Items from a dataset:
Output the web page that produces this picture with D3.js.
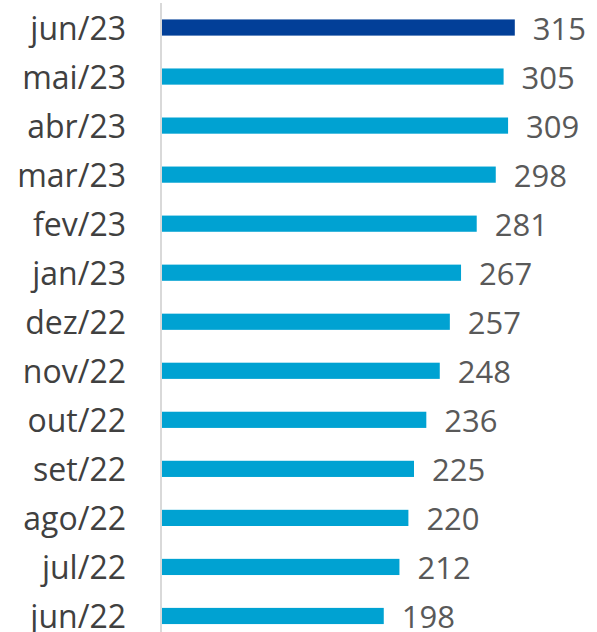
<!DOCTYPE html>
<html><head><meta charset="utf-8">
<script src="https://cdn.jsdelivr.net/npm/d3@7"></script>
<style>body{margin:0;background:#fff}svg{display:block}</style>
</head><body>
<script>
const categories = ["jun/23","mai/23","abr/23","mar/23","fev/23","jan/23","dez/22","nov/22","out/22","set/22","ago/22","jul/22","jun/22"];
const values = [315,305,309,298,281,267,257,248,236,225,220,212,198];
const highlight = ["jun/23"];

const W = 597, H = 632;
const svg = d3.select("body").append("svg").attr("width", W).attr("height", H);

const x = d3.scaleLinear().domain([0, 350]).range([162, 162 + 350 * 1.12]);
const y = d3.scaleBand().domain(categories).range([3, 640.5]).paddingInner(0.67).paddingOuter(0.335);

const data = categories.map((c, i) => ({c, v: values[i]}));

svg.selectAll("rect.bar").data(data).join("rect")
  .attr("class", "bar")
  .attr("x", x(0))
  .attr("y", d => y(d.c))
  .attr("width", d => x(d.v) - x(0))
  .attr("height", y.bandwidth())
  .attr("fill", d => highlight.includes(d.c) ? "#023F98" : "#00A2D2");

svg.append("line").attr("x1", 161).attr("x2", 161).attr("y1", 3).attr("y2", H)
  .attr("stroke", "#d9d9d9").attr("stroke-width", 2);

const font = "'Open Sans', sans-serif";
svg.selectAll("text.cat").data(data).join("text")
  .attr("class", "cat")
  .attr("x", 126)
  .attr("y", d => y(d.c) + y.bandwidth() / 2 + 12)
  .attr("text-anchor", "end")
  .attr("font-family", font).attr("font-size", 32)
  .attr("fill", "#404040")
  .text(d => d.c);

svg.selectAll("text.val").data(data).join("text")
  .attr("class", "val")
  .attr("x", d => x(d.v) + 18)
  .attr("y", d => y(d.c) + y.bandwidth() / 2 + 12)
  .attr("font-family", font).attr("font-size", 31)
  .attr("fill", "#595959")
  .text(d => d.v);
</script>
</body></html>
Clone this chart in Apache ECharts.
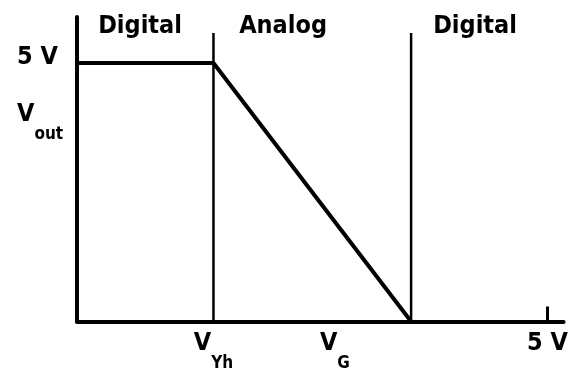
<!DOCTYPE html>
<html>
<head>
<meta charset="utf-8">
<script src="https://cdn.jsdelivr.net/npm/echarts@6/dist/echarts.min.js"></script>
<style>
  html, body { margin: 0; padding: 0; background: #fff; }
  #chart { width: 571px; height: 372px; }
</style>
</head>
<body>
<div id="chart"></div>
<script>
// transfer curve: Vout vs input
const voutCurve = [[0, 5], [1.45, 5], [3.55, 0]];
const vYh = 1.45;
const vBoundary = 3.55;
const dividerTop = 5.58;

// region labels above the plot
const regionNames = ['Digital', 'Analog', 'Digital'];
const regionX = [0.67, 2.19, 4.23];
const regionY = 5.71;

// axis labels
const xTickValues = [1.45, 2.74, 5];
const xTickLabels = ['{m|V}{s|Yh}', '{m|V}{s|G}', '{m|5 V}'];
const yTickValues = [5, 3.84];
const yTickLabels = ['{t|5 V}', '{m|V}{s|out}'];

const FONT = '"Liberation Sans Narrow", "DejaVu Sans Condensed", "Arial Narrow", sans-serif';

// main and subscript tokens get the same box height so the padding sets the offset
const rich = {
  m: { fontFamily: FONT, fontSize: 25, fontWeight: 'bold', color: '#000', lineHeight: 26, padding: [0, 0, 16, 0] },
  s: { fontFamily: FONT, fontSize: 17, fontWeight: 'bold', color: '#000', lineHeight: 18, padding: [24, 0, 0, 0] },
  t: { fontFamily: FONT, fontSize: 25, fontWeight: 'bold', color: '#000', lineHeight: 26, padding: [0, 0, 12, 0] }
};

let myChart = echarts.init(document.getElementById('chart'));
myChart.setOption({
  animation: false,
  grid: { left: 77, right: 7, top: 17, bottom: 50 },
  xAxis: {
    type: 'value',
    min: 0,
    max: 5.17,
    splitLine: { show: false },
    axisLine: { lineStyle: { color: '#000', width: 4 } },
    axisTick: { customValues: [5], inside: true, length: 15, lineStyle: { color: '#000', width: 3 } },
    axisLabel: {
      customValues: xTickValues,
      margin: 17,
      formatter: function (v) { return xTickLabels[xTickValues.indexOf(v)]; },
      rich: rich
    }
  },
  yAxis: {
    type: 'value',
    min: 0,
    max: 5.89,
    splitLine: { show: false },
    axisLine: { show: true, lineStyle: { color: '#000', width: 4 } },
    axisTick: { show: false },
    axisLabel: {
      customValues: yTickValues,
      align: 'left',
      margin: 60,
      formatter: function (v) { return yTickLabels[yTickValues.indexOf(v)]; },
      rich: rich
    }
  },
  series: [
    {
      name: 'Vout',
      type: 'line',
      data: voutCurve,
      showSymbol: false,
      clip: false,
      lineStyle: { color: '#000', width: 4 }
    },
    {
      type: 'line',
      data: [[vYh, 0], [vYh, dividerTop]],
      showSymbol: false,
      lineStyle: { color: '#000', width: 2.5 }
    },
    {
      type: 'line',
      data: [[vBoundary, 0], [vBoundary, dividerTop]],
      showSymbol: false,
      lineStyle: { color: '#000', width: 2.5 }
    },
    {
      type: 'scatter',
      symbolSize: 0,
      itemStyle: { opacity: 1 },
      data: regionNames.map(function (n, i) { return { name: n, value: [regionX[i], regionY] }; }),
      label: {
        show: true,
        position: 'inside',
        formatter: '{b}',
        fontFamily: FONT,
        fontSize: 25,
        fontWeight: 'bold',
        color: '#000'
      }
    }
  ]
});
</script>
</body>
</html>
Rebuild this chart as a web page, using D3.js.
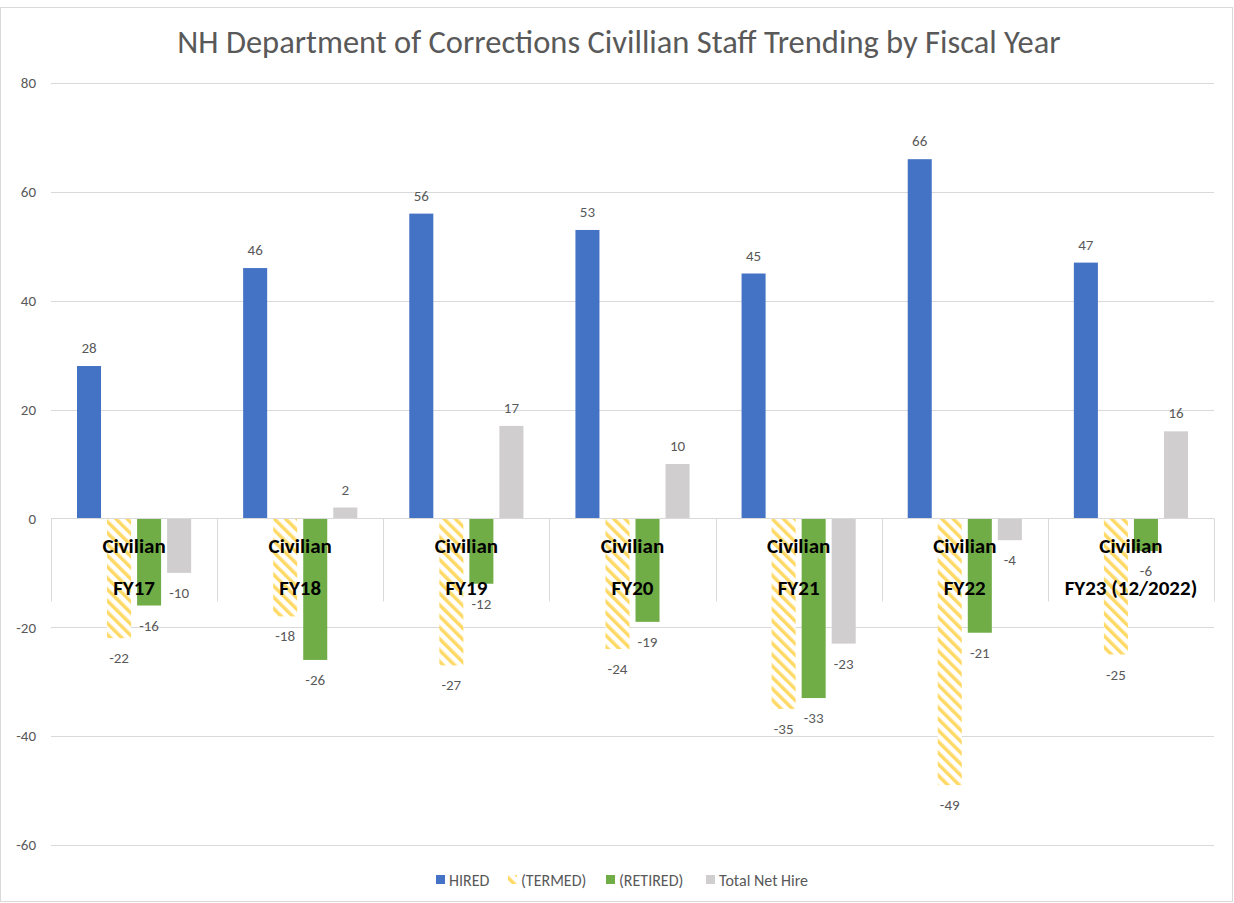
<!DOCTYPE html>
<html>
<head>
<meta charset="utf-8">
<script src="https://cdn.jsdelivr.net/npm/d3@7"></script>
<style>
  body { margin: 0; background: #fff; }
  text { font-family: Carlito, "Open Sans", sans-serif; }
</style>
</head>
<body>
<div class="chart"></div>
<script>
let categories = [['Civilian', 'FY17'], ['Civilian', 'FY18'], ['Civilian', 'FY19'], ['Civilian', 'FY20'],
  ['Civilian', 'FY21'], ['Civilian', 'FY22'], ['Civilian', 'FY23 (12/2022)']];
let seriesNames = ['HIRED', '(TERMED)', '(RETIRED)', 'Total Net Hire'];
let hired = [28, 46, 56, 53, 45, 66, 47];
let termed = [-22, -18, -27, -24, -35, -49, -25];
let retired = [-16, -26, -12, -19, -33, -21, -6];
let netHire = [-10, 2, 17, 10, -23, -4, 16];
let yTicks = [-60, -40, -20, 0, 20, 40, 60, 80];

let series = [hired, termed, retired, netHire];
let colors = ['#4472c4', 'url(#stripes)', '#70ad47', '#d0cece'];

let fullWidth = 1234, fullHeight = 903;
let margin = {top: 83, right: 20, bottom: 58, left: 51};
let width = 1214 - margin.left;
let height = 845 - margin.top;

let root = d3.select('.chart')
  .append('svg')
    .attr('width', fullWidth)
    .attr('height', fullHeight);

let defs = root.append('defs');
let pat = defs.append('pattern')
  .attr('id', 'stripes')
  .attr('patternUnits', 'userSpaceOnUse')
  .attr('width', 8)
  .attr('height', 8)
  .attr('patternTransform', 'rotate(-45)');
pat.append('rect').attr('width', 8).attr('height', 8).attr('fill', '#fff');
pat.append('rect').attr('x', 0).attr('width', 3.5).attr('height', 8).attr('fill', '#ffd966');

// chart border
root.append('rect')
  .attr('x', 0.5).attr('y', 7.5)
  .attr('width', fullWidth - 2).attr('height', fullHeight - 9)
  .attr('fill', 'none')
  .attr('stroke', '#d9d9d9');

root.append('text')
  .attr('x', 619)
  .attr('y', 53)
  .attr('text-anchor', 'middle')
  .style('font-size', '32.5px')
  .style('fill', '#595959')
  .text('NH Department of Corrections Civillian Staff Trending by Fiscal Year');

let svg = root.append('g')
  .attr('transform', `translate(${margin.left}, ${margin.top})`);

let yScale = d3.scaleLinear()
  .domain([-60, 80])
  .range([height, 0]);

let xScale = d3.scaleBand()
  .domain(d3.range(categories.length))
  .range([0, width])
  .paddingInner(0)
  .paddingOuter(0);

let innerScale = d3.scaleBand()
  .domain(d3.range(series.length))
  .range([26, xScale.bandwidth() - 26])
  .paddingInner(0.2);

// gridlines
svg.append('g')
  .selectAll('line')
  .data(yTicks)
  .join('line')
    .attr('x1', 0)
    .attr('x2', width)
    .attr('y1', d => Math.round(yScale(d)) + 0.5)
    .attr('y2', d => Math.round(yScale(d)) + 0.5)
    .attr('stroke', '#d9d9d9');

// y tick labels
svg.append('g')
  .selectAll('text')
  .data(yTicks)
  .join('text')
    .attr('x', -15)
    .attr('y', d => yScale(d))
    .attr('dy', '0.35em')
    .attr('text-anchor', 'end')
    .style('font-size', '15px')
    .style('fill', '#595959')
    .text(d => d);

// category separator ticks
svg.append('g')
  .selectAll('line')
  .data(d3.range(categories.length + 1))
  .join('line')
    .attr('x1', d => Math.round(d * xScale.bandwidth()) + 0.5)
    .attr('x2', d => Math.round(d * xScale.bandwidth()) + 0.5)
    .attr('y1', yScale(0))
    .attr('y2', yScale(0) + 83)
    .attr('stroke', '#d9d9d9');

// bars
series.forEach((vals, si) => {
  let g = svg.append('g');
  g.selectAll('rect')
    .data(vals)
    .join('rect')
      .attr('x', (d, i) => xScale(i) + innerScale(si))
      .attr('width', innerScale.bandwidth())
      .attr('y', d => yScale(Math.max(0, d)))
      .attr('height', d => Math.abs(yScale(d) - yScale(0)))
      .attr('fill', colors[si]);
  g.selectAll('text')
    .data(vals)
    .join('text')
      .attr('x', (d, i) => xScale(i) + innerScale(si) + innerScale.bandwidth() / 2)
      .attr('y', d => d >= 0 ? yScale(d) - 13 : yScale(d) + 25)
      .attr('text-anchor', 'middle')
      .style('font-size', '15px')
      .style('fill', '#595959')
      .text(d => d);
});

// zero axis line
svg.append('line')
  .attr('x1', 0).attr('x2', width)
  .attr('y1', Math.round(yScale(0)) + 0.5).attr('y2', Math.round(yScale(0)) + 0.5)
  .attr('stroke', '#d9d9d9');

// category labels
let cat = svg.append('g')
  .selectAll('g')
  .data(categories)
  .join('g')
    .attr('transform', (d, i) => `translate(${xScale(i) + xScale.bandwidth() / 2}, ${yScale(0)})`);
cat.append('text')
  .attr('y', 35)
  .attr('text-anchor', 'middle')
  .style('font-size', '21px')
  .style('font-weight', 'bold')
  .style('fill', '#000')
  .text(d => d[0]);
cat.append('text')
  .attr('y', 77)
  .attr('text-anchor', 'middle')
  .style('font-size', '21px')
  .style('font-weight', 'bold')
  .style('fill', '#000')
  .text(d => d[1]);

// legend
let legendX = [436, 508, 606, 706];
let legend = root.append('g')
  .selectAll('g')
  .data(seriesNames)
  .join('g')
    .attr('transform', (d, i) => `translate(${legendX[i]}, 880)`);
legend.append('rect')
  .attr('x', 0).attr('y', -5)
  .attr('width', 9).attr('height', 9)
  .attr('fill', (d, i) => colors[i]);
legend.append('text')
  .attr('x', 13)
  .attr('dy', '0.35em')
  .style('font-size', '16px')
  .style('fill', '#595959')
  .text(d => d);
</script>
</body>
</html>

• _SET EXERCISE_
Set down word for word the lines from the first entry through the line with "</body></html>", both included, omitting pictures.

• _THE REPLY_
Output the web page that produces this picture with D3.js.
<!DOCTYPE html>
<html><head><meta charset="utf-8">
<script src="https://cdn.jsdelivr.net/npm/d3@7"></script>
<style>body{margin:0;background:#fff}svg{display:block}</style>
</head><body>
<script>
const categories = ["jun/23","mai/23","abr/23","mar/23","fev/23","jan/23","dez/22","nov/22","out/22","set/22","ago/22","jul/22","jun/22"];
const values = [315,305,309,298,281,267,257,248,236,225,220,212,198];
const highlight = ["jun/23"];

const W = 597, H = 632;
const svg = d3.select("body").append("svg").attr("width", W).attr("height", H);

const x = d3.scaleLinear().domain([0, 350]).range([162, 162 + 350 * 1.12]);
const y = d3.scaleBand().domain(categories).range([3, 640.5]).paddingInner(0.67).paddingOuter(0.335);

const data = categories.map((c, i) => ({c, v: values[i]}));

svg.selectAll("rect.bar").data(data).join("rect")
  .attr("class", "bar")
  .attr("x", x(0))
  .attr("y", d => y(d.c))
  .attr("width", d => x(d.v) - x(0))
  .attr("height", y.bandwidth())
  .attr("fill", d => highlight.includes(d.c) ? "#023F98" : "#00A2D2");

svg.append("line").attr("x1", 161).attr("x2", 161).attr("y1", 3).attr("y2", H)
  .attr("stroke", "#d9d9d9").attr("stroke-width", 2);

const font = "'Open Sans', sans-serif";
svg.selectAll("text.cat").data(data).join("text")
  .attr("class", "cat")
  .attr("x", 126)
  .attr("y", d => y(d.c) + y.bandwidth() / 2 + 12)
  .attr("text-anchor", "end")
  .attr("font-family", font).attr("font-size", 32)
  .attr("fill", "#404040")
  .text(d => d.c);

svg.selectAll("text.val").data(data).join("text")
  .attr("class", "val")
  .attr("x", d => x(d.v) + 18)
  .attr("y", d => y(d.c) + y.bandwidth() / 2 + 12)
  .attr("font-family", font).attr("font-size", 31)
  .attr("fill", "#595959")
  .text(d => d.v);
</script>
</body></html>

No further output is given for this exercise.